Listing ::
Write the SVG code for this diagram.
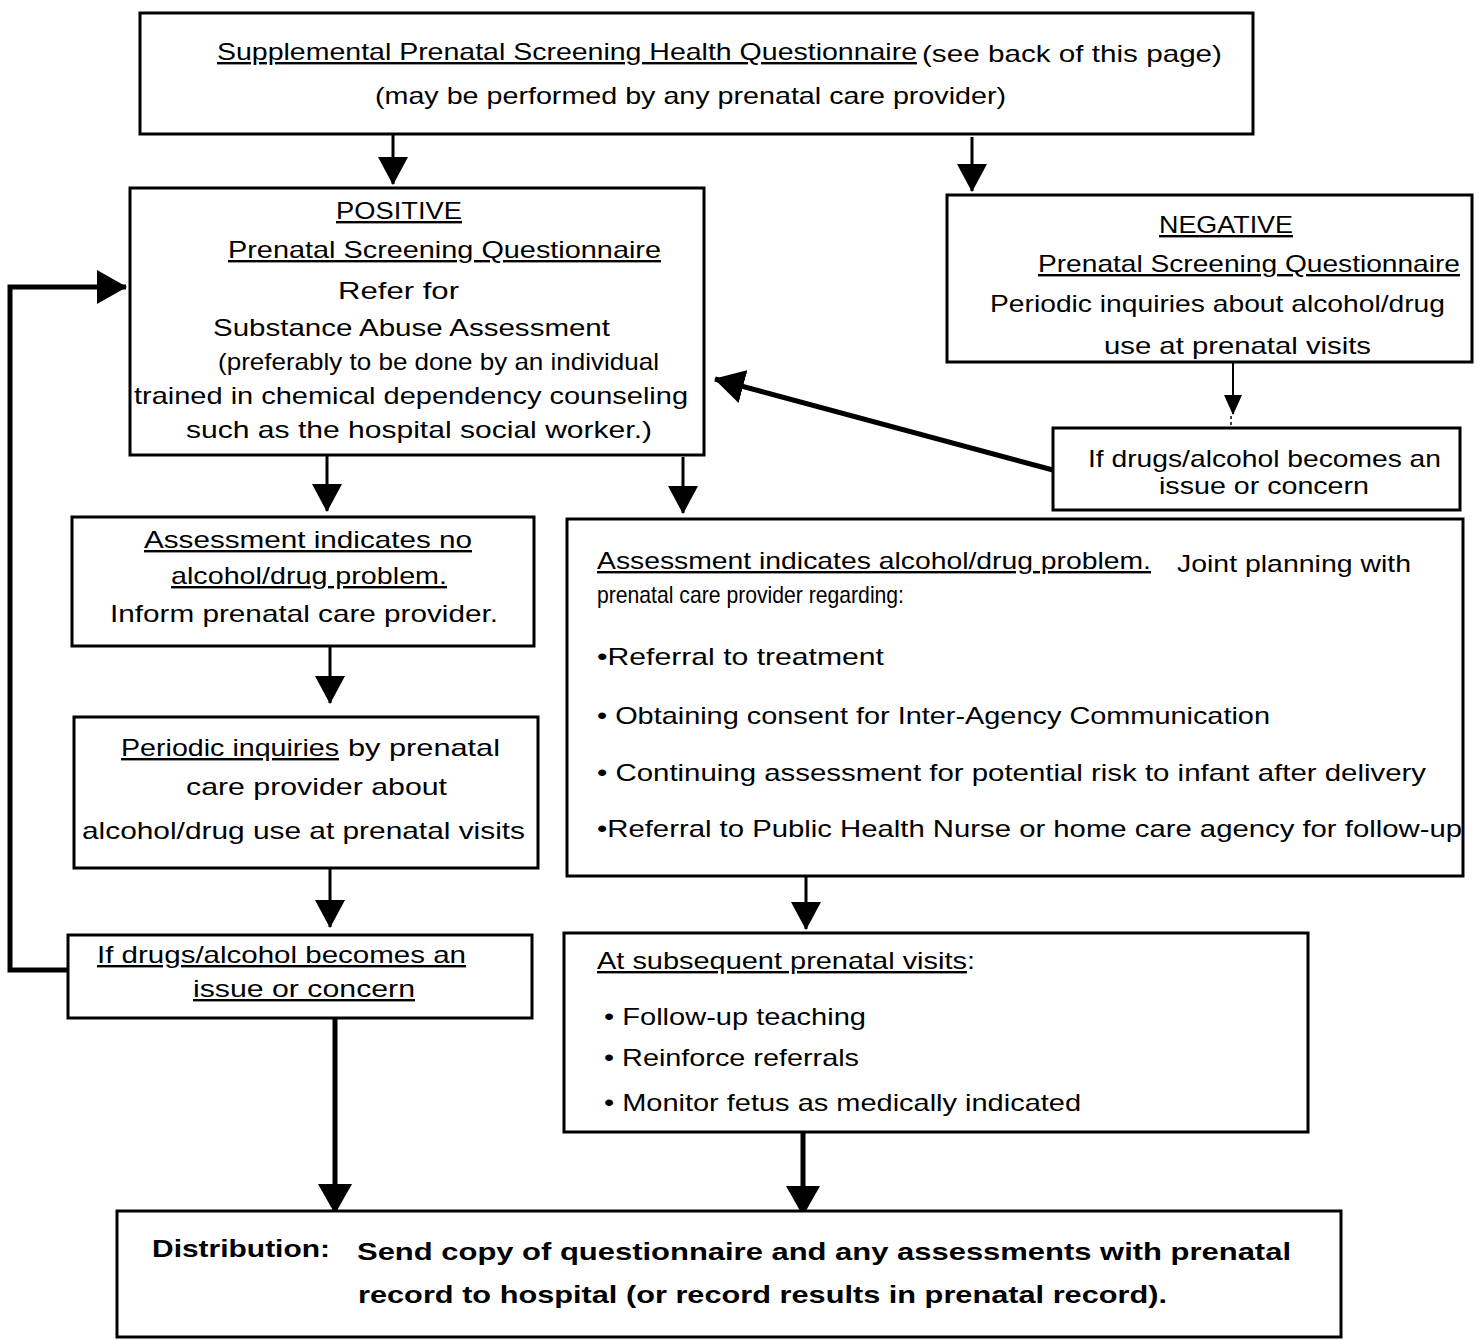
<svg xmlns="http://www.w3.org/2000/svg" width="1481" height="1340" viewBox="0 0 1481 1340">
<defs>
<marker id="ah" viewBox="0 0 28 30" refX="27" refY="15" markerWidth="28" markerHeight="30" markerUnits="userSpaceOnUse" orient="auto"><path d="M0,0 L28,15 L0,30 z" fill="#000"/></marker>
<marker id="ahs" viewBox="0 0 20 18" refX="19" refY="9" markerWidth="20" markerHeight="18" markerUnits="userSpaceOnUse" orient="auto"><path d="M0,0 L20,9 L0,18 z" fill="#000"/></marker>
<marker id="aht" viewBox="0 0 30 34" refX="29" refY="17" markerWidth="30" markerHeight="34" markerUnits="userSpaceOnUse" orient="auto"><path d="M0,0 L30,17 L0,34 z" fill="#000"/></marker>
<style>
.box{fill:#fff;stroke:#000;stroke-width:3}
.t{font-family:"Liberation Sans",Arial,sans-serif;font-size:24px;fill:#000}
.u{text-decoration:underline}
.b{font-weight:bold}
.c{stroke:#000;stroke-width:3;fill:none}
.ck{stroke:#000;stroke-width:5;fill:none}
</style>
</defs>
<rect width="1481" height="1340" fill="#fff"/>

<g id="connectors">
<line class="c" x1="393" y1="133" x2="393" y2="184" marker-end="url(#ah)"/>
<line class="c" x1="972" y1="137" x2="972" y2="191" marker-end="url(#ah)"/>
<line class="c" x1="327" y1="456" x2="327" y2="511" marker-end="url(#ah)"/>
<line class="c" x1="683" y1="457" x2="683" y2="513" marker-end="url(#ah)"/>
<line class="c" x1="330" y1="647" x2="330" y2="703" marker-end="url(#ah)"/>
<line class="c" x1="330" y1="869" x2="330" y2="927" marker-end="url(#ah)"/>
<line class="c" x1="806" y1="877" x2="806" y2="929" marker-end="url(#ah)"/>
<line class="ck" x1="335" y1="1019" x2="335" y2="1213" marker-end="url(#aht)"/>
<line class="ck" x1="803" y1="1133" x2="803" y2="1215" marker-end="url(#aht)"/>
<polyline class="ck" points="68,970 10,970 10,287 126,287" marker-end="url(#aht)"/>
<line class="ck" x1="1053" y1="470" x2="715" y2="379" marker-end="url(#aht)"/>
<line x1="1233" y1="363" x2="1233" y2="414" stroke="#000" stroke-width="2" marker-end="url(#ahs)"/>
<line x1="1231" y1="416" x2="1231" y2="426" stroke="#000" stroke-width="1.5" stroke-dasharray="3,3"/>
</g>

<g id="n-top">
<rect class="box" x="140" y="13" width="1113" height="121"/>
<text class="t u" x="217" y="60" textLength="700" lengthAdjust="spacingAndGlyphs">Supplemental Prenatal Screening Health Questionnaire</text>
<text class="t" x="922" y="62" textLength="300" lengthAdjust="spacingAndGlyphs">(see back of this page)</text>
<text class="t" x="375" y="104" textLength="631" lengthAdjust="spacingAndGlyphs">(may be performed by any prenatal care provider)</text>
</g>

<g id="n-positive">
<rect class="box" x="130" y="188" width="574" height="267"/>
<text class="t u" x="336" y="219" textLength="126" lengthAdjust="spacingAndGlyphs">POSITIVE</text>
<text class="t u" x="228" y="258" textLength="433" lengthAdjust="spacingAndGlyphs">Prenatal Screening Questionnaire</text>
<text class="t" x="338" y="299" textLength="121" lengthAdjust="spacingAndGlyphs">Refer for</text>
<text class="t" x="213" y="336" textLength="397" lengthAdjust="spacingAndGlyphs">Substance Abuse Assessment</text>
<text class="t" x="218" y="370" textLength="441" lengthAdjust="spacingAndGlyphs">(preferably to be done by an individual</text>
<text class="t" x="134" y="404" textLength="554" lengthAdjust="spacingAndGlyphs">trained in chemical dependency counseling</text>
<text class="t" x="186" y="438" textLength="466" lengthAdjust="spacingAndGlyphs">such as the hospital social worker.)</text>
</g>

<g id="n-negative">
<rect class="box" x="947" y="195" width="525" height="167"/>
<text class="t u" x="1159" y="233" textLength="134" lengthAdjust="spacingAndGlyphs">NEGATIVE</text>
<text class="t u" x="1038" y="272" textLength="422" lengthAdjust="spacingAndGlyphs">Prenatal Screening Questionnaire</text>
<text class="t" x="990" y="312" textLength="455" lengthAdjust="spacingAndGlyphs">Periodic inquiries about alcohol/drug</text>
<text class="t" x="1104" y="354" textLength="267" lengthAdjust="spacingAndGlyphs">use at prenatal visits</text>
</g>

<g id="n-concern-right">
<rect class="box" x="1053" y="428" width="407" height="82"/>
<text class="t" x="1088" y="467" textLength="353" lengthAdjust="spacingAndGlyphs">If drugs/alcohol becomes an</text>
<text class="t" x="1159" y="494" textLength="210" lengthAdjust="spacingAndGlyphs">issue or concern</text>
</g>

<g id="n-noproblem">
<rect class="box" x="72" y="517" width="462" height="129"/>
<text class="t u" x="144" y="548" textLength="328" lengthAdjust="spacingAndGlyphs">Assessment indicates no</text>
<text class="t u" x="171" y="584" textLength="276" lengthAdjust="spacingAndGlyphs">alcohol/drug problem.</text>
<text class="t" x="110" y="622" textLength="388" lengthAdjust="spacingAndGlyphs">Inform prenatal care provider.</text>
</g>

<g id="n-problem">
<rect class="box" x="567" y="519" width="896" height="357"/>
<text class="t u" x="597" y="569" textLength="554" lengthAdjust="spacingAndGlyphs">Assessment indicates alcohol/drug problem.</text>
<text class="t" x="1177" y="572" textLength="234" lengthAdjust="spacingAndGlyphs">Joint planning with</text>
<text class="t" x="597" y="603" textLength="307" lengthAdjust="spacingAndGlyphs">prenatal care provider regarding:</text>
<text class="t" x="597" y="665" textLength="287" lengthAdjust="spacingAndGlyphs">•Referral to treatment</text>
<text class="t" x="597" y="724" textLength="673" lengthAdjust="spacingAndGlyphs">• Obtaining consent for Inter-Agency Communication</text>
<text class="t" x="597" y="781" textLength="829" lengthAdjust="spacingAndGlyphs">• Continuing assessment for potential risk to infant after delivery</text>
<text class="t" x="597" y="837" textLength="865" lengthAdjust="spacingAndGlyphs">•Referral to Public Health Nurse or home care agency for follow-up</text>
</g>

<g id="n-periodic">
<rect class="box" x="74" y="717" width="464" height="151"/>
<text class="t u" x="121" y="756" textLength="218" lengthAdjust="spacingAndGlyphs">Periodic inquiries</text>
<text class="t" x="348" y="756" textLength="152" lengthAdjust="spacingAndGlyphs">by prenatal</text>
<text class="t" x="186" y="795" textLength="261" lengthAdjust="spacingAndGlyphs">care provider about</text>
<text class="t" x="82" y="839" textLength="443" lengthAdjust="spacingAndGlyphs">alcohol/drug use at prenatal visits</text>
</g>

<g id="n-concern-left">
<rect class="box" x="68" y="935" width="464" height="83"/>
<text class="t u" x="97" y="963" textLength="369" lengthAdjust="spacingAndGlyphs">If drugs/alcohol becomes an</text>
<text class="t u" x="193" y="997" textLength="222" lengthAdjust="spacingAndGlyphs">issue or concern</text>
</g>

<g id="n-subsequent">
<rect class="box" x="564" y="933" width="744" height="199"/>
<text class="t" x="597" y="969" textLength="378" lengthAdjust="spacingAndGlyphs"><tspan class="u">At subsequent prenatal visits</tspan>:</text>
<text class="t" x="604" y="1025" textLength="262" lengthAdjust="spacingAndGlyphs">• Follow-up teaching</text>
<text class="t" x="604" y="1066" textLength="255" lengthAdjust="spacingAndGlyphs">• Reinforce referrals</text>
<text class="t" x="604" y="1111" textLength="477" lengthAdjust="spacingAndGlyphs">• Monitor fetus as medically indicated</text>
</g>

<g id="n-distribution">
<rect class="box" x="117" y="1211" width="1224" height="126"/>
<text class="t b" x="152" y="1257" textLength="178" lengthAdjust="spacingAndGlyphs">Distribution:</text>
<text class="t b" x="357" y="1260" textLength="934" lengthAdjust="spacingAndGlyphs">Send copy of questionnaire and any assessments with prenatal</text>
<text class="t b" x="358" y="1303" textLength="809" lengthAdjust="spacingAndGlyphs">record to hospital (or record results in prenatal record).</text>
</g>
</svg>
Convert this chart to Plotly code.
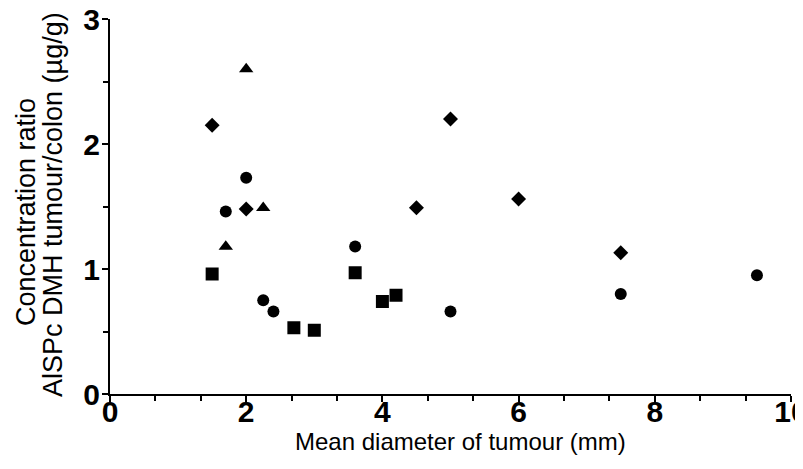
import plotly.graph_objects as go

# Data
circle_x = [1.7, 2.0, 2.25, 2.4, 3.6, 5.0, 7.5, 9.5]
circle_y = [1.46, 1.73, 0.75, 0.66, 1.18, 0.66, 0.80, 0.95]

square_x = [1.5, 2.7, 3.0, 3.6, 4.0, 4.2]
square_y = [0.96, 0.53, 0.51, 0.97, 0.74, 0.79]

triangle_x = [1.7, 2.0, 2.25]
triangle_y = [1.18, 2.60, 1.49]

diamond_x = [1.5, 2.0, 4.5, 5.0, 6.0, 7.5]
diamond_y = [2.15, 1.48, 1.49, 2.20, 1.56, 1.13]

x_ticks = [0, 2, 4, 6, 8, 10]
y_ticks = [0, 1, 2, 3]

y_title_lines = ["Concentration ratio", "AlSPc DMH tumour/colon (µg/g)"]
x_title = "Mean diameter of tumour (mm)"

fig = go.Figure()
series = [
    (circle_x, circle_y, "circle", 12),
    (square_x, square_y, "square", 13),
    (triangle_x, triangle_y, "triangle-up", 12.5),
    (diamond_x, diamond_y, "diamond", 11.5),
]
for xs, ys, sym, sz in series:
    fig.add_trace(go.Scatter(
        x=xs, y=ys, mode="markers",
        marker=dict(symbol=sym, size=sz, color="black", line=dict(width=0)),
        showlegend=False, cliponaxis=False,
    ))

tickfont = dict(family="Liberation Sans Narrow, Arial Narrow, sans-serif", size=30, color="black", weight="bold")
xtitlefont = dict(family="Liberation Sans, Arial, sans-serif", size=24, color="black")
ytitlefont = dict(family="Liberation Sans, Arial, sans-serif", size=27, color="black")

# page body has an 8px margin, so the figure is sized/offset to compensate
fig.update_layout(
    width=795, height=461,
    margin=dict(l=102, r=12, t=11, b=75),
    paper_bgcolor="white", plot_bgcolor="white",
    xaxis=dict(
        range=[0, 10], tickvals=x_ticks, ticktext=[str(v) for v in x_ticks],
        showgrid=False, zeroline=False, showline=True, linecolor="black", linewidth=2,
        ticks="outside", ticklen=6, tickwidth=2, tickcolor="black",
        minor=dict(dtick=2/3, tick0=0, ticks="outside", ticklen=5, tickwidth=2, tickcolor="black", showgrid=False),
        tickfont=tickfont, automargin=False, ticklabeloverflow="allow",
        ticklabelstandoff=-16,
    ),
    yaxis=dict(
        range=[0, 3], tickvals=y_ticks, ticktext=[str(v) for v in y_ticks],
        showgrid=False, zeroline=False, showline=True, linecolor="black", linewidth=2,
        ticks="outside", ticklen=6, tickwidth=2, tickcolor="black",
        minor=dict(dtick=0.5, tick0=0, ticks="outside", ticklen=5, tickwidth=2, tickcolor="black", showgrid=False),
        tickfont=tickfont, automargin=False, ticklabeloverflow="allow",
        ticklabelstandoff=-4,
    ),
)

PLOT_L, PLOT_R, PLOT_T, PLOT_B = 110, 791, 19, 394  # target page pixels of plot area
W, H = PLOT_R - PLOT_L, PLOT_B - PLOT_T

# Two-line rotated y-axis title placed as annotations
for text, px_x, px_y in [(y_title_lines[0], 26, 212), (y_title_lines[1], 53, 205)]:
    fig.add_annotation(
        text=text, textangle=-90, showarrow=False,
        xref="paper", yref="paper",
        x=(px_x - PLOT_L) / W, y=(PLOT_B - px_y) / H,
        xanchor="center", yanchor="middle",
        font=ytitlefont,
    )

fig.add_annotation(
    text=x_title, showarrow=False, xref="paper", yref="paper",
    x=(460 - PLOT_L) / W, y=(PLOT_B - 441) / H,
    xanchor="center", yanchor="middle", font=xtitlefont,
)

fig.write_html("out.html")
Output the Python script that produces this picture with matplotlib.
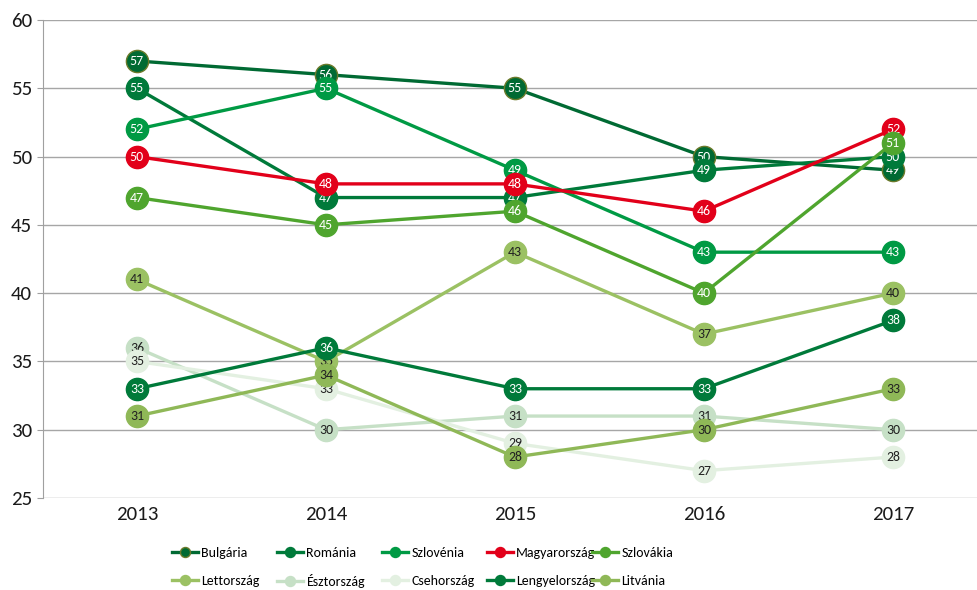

Objective ::
The word "code" may turn up on some lines of these records; say how many, with no other words.

Task result ::
2